◆ OBJECTIVE ◆
Reproduce exactly, with no pictures, each line from the opening of the material down through the line containing "const FS = 19.5;".

[start of SUPPLIED MATERIAL]

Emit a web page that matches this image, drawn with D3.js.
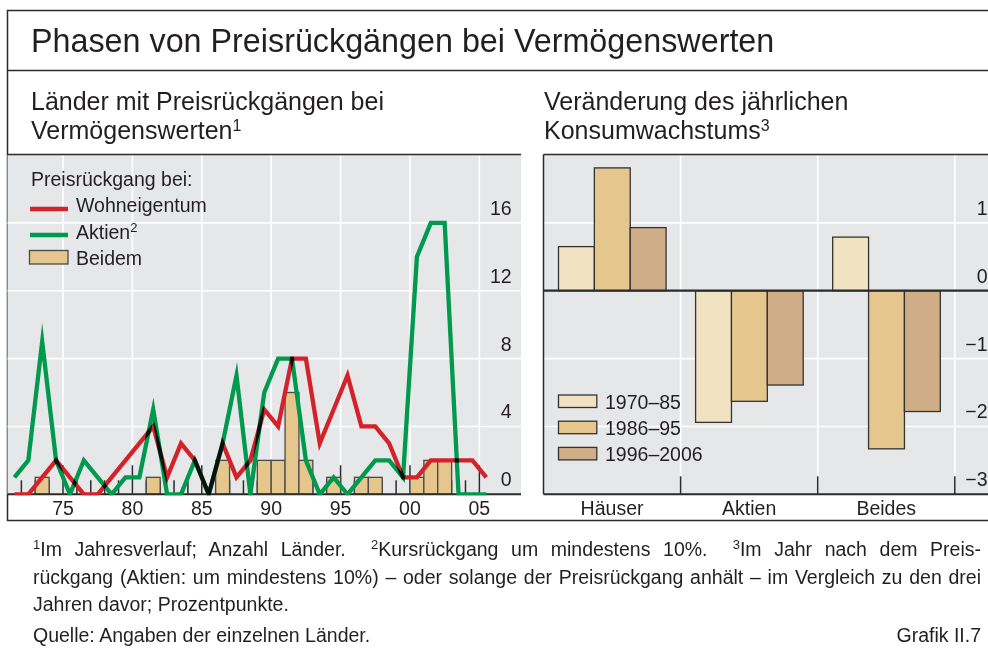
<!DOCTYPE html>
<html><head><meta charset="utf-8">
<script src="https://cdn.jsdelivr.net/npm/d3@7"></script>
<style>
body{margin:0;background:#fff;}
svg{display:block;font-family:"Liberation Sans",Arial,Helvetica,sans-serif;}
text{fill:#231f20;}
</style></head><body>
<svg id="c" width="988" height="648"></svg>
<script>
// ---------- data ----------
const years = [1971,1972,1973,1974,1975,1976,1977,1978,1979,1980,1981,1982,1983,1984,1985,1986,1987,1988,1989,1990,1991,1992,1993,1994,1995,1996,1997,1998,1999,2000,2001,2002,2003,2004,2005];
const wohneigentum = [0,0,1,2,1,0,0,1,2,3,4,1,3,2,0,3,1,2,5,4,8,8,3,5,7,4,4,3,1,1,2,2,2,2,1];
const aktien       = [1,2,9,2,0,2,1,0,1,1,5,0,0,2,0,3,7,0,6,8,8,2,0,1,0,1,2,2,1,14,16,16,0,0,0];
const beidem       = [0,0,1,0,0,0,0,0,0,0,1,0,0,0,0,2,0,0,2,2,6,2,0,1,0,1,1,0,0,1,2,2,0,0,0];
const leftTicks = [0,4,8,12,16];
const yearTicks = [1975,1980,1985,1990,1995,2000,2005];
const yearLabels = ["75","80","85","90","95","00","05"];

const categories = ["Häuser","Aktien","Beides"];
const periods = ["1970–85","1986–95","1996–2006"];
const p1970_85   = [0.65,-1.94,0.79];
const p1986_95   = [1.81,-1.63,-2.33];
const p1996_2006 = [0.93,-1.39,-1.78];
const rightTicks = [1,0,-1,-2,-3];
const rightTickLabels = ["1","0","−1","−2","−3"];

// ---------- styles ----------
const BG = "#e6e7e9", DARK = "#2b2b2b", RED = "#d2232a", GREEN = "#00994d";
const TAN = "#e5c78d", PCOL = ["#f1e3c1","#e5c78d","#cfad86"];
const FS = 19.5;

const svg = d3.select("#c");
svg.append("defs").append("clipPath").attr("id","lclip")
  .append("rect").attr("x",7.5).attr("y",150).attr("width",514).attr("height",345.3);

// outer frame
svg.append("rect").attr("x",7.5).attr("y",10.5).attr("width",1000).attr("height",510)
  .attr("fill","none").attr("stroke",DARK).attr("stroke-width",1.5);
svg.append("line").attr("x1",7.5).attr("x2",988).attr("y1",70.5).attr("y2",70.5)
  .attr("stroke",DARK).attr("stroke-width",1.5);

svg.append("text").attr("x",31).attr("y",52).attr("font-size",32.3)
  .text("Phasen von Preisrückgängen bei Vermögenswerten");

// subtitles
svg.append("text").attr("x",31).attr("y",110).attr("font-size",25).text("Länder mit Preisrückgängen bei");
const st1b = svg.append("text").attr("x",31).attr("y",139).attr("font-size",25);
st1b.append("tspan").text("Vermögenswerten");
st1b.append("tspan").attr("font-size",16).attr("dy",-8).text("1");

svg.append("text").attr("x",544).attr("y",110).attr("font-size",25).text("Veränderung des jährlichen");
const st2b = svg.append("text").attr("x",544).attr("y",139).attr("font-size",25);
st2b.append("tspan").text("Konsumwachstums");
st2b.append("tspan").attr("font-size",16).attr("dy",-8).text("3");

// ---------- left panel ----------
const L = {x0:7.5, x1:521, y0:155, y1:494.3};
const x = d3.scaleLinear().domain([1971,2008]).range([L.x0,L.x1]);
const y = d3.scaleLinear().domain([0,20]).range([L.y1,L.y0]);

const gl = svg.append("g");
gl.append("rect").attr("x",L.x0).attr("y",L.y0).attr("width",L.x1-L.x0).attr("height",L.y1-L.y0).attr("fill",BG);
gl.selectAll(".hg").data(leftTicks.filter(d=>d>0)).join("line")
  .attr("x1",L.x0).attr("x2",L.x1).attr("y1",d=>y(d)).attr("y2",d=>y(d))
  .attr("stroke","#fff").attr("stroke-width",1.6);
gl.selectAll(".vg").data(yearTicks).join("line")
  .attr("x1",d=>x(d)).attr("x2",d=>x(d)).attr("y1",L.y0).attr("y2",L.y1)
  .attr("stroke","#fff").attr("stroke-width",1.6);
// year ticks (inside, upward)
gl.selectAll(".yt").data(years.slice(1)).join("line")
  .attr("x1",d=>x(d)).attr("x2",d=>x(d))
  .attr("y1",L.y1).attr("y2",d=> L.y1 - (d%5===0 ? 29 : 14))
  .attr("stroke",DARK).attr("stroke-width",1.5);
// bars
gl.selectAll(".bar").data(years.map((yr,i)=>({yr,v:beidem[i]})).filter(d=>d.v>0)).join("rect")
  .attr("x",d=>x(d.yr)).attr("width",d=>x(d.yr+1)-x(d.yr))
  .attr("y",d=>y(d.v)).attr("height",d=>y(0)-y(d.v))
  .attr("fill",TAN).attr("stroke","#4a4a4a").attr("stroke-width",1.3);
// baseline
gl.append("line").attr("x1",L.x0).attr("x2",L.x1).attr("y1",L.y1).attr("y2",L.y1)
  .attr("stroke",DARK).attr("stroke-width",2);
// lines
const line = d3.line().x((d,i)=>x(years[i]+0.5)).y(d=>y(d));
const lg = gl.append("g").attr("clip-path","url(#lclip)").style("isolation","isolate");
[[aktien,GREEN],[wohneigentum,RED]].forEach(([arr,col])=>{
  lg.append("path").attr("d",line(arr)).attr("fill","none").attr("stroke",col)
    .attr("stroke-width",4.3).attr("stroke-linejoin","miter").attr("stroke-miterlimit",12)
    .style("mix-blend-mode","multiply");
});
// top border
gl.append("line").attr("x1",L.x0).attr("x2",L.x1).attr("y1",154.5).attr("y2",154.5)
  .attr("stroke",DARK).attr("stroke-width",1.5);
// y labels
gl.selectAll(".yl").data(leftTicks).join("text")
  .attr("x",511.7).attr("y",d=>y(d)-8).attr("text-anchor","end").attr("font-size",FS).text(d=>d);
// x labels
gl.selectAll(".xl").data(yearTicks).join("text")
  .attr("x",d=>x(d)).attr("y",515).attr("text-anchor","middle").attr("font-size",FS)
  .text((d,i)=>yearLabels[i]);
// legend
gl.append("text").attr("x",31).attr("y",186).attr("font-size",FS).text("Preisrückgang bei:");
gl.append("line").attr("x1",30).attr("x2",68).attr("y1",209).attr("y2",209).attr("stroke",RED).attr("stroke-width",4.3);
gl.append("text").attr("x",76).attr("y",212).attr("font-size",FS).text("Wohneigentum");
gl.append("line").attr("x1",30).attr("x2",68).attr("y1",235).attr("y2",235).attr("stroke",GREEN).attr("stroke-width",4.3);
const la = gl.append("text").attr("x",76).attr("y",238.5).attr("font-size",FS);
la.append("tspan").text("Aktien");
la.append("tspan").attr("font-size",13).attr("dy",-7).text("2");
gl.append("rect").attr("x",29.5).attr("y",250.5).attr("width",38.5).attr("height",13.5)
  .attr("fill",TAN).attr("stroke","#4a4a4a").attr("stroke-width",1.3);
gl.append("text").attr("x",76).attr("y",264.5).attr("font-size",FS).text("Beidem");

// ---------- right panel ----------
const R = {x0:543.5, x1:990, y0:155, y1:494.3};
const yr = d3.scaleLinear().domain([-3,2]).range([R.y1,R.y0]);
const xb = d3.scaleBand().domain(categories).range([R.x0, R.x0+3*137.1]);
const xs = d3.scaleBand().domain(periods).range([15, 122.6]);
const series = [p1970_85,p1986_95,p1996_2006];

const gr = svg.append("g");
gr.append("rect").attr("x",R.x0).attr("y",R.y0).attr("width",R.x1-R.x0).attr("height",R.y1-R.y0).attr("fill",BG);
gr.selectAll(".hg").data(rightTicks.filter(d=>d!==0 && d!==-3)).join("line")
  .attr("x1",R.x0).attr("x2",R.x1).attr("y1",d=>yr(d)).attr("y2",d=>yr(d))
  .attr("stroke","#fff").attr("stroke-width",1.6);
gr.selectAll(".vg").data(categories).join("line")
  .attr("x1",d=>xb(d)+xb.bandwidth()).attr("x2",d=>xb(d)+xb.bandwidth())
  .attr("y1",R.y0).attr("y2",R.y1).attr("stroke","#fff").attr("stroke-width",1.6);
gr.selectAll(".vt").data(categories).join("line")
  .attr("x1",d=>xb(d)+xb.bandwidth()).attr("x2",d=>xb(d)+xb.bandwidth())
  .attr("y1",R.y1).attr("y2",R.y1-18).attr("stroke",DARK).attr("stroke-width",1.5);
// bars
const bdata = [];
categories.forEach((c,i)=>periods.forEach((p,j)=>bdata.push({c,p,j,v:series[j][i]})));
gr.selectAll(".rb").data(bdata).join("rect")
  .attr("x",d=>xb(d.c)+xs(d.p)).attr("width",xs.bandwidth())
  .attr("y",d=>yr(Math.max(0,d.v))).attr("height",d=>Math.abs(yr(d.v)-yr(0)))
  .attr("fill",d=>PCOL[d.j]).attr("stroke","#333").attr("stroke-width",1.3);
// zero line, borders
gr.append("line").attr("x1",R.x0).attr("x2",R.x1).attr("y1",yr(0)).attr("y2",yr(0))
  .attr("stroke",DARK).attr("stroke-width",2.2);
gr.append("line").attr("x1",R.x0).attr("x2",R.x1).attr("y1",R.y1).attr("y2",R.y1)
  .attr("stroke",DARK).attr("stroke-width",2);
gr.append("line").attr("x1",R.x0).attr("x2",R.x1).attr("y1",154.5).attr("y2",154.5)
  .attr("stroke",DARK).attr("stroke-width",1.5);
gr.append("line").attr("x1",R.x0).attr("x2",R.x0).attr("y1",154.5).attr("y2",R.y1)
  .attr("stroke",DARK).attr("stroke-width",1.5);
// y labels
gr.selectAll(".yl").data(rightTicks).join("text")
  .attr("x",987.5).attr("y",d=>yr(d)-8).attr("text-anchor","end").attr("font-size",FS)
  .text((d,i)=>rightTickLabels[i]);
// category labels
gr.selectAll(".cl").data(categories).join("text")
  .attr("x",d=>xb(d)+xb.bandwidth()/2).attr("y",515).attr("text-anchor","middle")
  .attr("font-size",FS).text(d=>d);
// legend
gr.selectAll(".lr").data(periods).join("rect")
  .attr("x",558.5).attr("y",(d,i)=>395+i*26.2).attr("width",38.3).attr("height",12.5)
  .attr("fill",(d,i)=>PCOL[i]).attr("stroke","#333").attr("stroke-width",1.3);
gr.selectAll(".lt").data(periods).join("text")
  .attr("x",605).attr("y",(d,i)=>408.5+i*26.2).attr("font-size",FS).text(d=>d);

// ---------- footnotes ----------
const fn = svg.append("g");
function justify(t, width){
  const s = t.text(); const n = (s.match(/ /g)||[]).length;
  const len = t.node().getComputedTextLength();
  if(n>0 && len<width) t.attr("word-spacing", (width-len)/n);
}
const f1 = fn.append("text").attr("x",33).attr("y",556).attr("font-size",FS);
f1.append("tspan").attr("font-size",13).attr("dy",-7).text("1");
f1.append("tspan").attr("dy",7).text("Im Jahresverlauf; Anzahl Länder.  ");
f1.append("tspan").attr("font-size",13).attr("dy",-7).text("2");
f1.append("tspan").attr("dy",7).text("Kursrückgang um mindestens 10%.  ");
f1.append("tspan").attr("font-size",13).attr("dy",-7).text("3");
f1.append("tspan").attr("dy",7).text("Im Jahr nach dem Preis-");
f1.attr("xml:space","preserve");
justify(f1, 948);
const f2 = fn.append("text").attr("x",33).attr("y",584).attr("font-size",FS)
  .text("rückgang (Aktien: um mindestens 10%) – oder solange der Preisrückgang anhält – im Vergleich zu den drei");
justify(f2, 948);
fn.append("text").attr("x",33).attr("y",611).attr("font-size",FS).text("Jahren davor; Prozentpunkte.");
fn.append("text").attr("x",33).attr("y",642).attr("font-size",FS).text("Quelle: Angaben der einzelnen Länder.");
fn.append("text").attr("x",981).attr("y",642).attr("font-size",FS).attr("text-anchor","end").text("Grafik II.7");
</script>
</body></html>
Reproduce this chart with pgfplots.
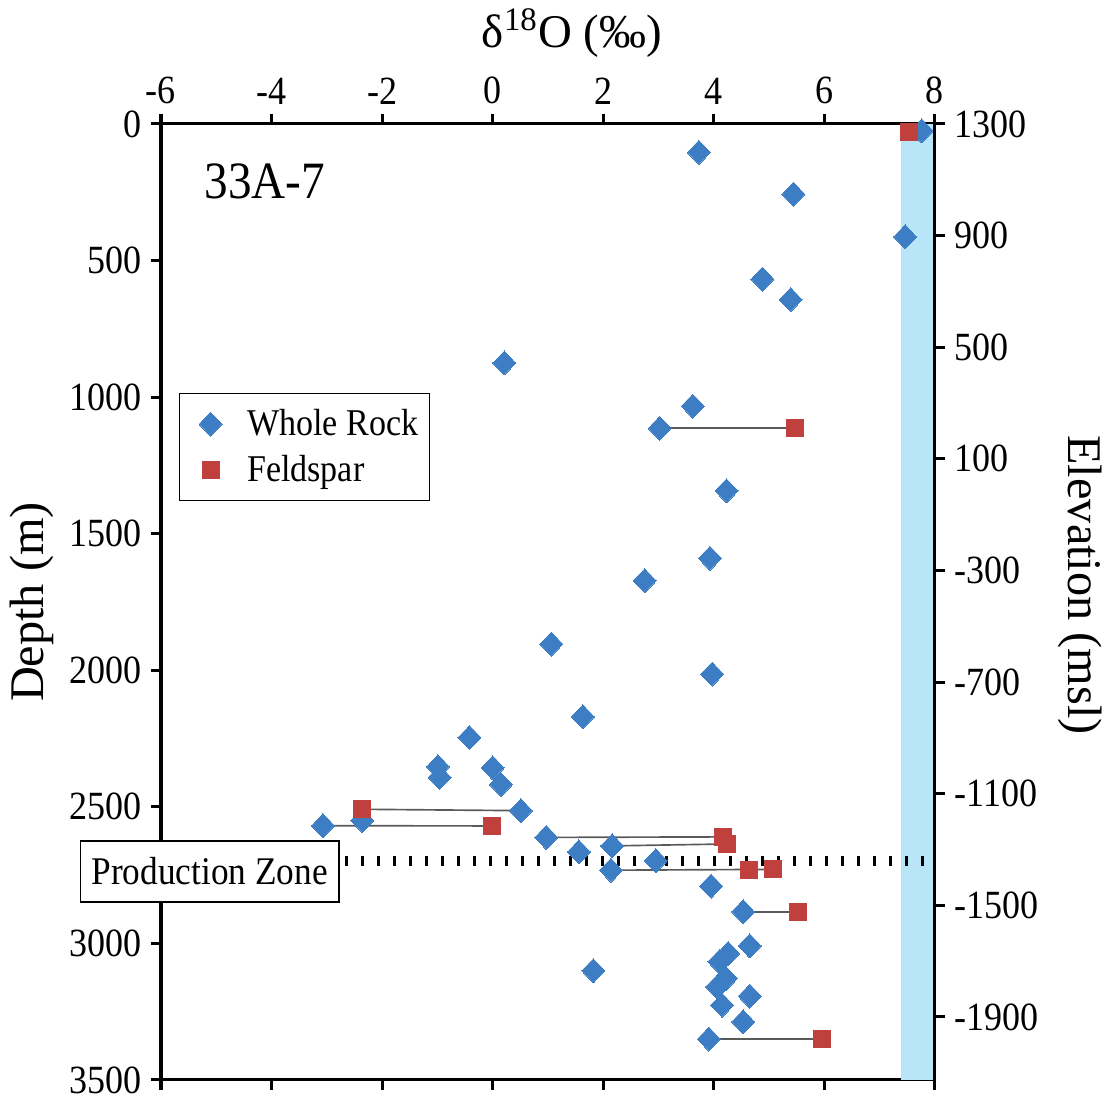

[end of SUPPLIED MATERIAL]

◆ EXERCISE RESULT ◆
Emit a web page that matches this image, drawn with D3.js.
<!DOCTYPE html>
<html><head><meta charset="utf-8">
<script src="https://cdn.jsdelivr.net/npm/d3@7"></script>
<style>
body{margin:0;background:#fff;}
svg{display:block;font-family:"Liberation Sans",Arial,Helvetica,sans-serif;}
text{fill:#231f20;}
</style></head><body>
<svg id="c" width="988" height="648"></svg>
<script>
// ---------- data ----------
const years = [1971,1972,1973,1974,1975,1976,1977,1978,1979,1980,1981,1982,1983,1984,1985,1986,1987,1988,1989,1990,1991,1992,1993,1994,1995,1996,1997,1998,1999,2000,2001,2002,2003,2004,2005];
const wohneigentum = [0,0,1,2,1,0,0,1,2,3,4,1,3,2,0,3,1,2,5,4,8,8,3,5,7,4,4,3,1,1,2,2,2,2,1];
const aktien       = [1,2,9,2,0,2,1,0,1,1,5,0,0,2,0,3,7,0,6,8,8,2,0,1,0,1,2,2,1,14,16,16,0,0,0];
const beidem       = [0,0,1,0,0,0,0,0,0,0,1,0,0,0,0,2,0,0,2,2,6,2,0,1,0,1,1,0,0,1,2,2,0,0,0];
const leftTicks = [0,4,8,12,16];
const yearTicks = [1975,1980,1985,1990,1995,2000,2005];
const yearLabels = ["75","80","85","90","95","00","05"];

const categories = ["Häuser","Aktien","Beides"];
const periods = ["1970–85","1986–95","1996–2006"];
const p1970_85   = [0.65,-1.94,0.79];
const p1986_95   = [1.81,-1.63,-2.33];
const p1996_2006 = [0.93,-1.39,-1.78];
const rightTicks = [1,0,-1,-2,-3];
const rightTickLabels = ["1","0","−1","−2","−3"];

// ---------- styles ----------
const BG = "#e6e7e9", DARK = "#2b2b2b", RED = "#d2232a", GREEN = "#00994d";
const TAN = "#e5c78d", PCOL = ["#f1e3c1","#e5c78d","#cfad86"];
const FS = 19.5;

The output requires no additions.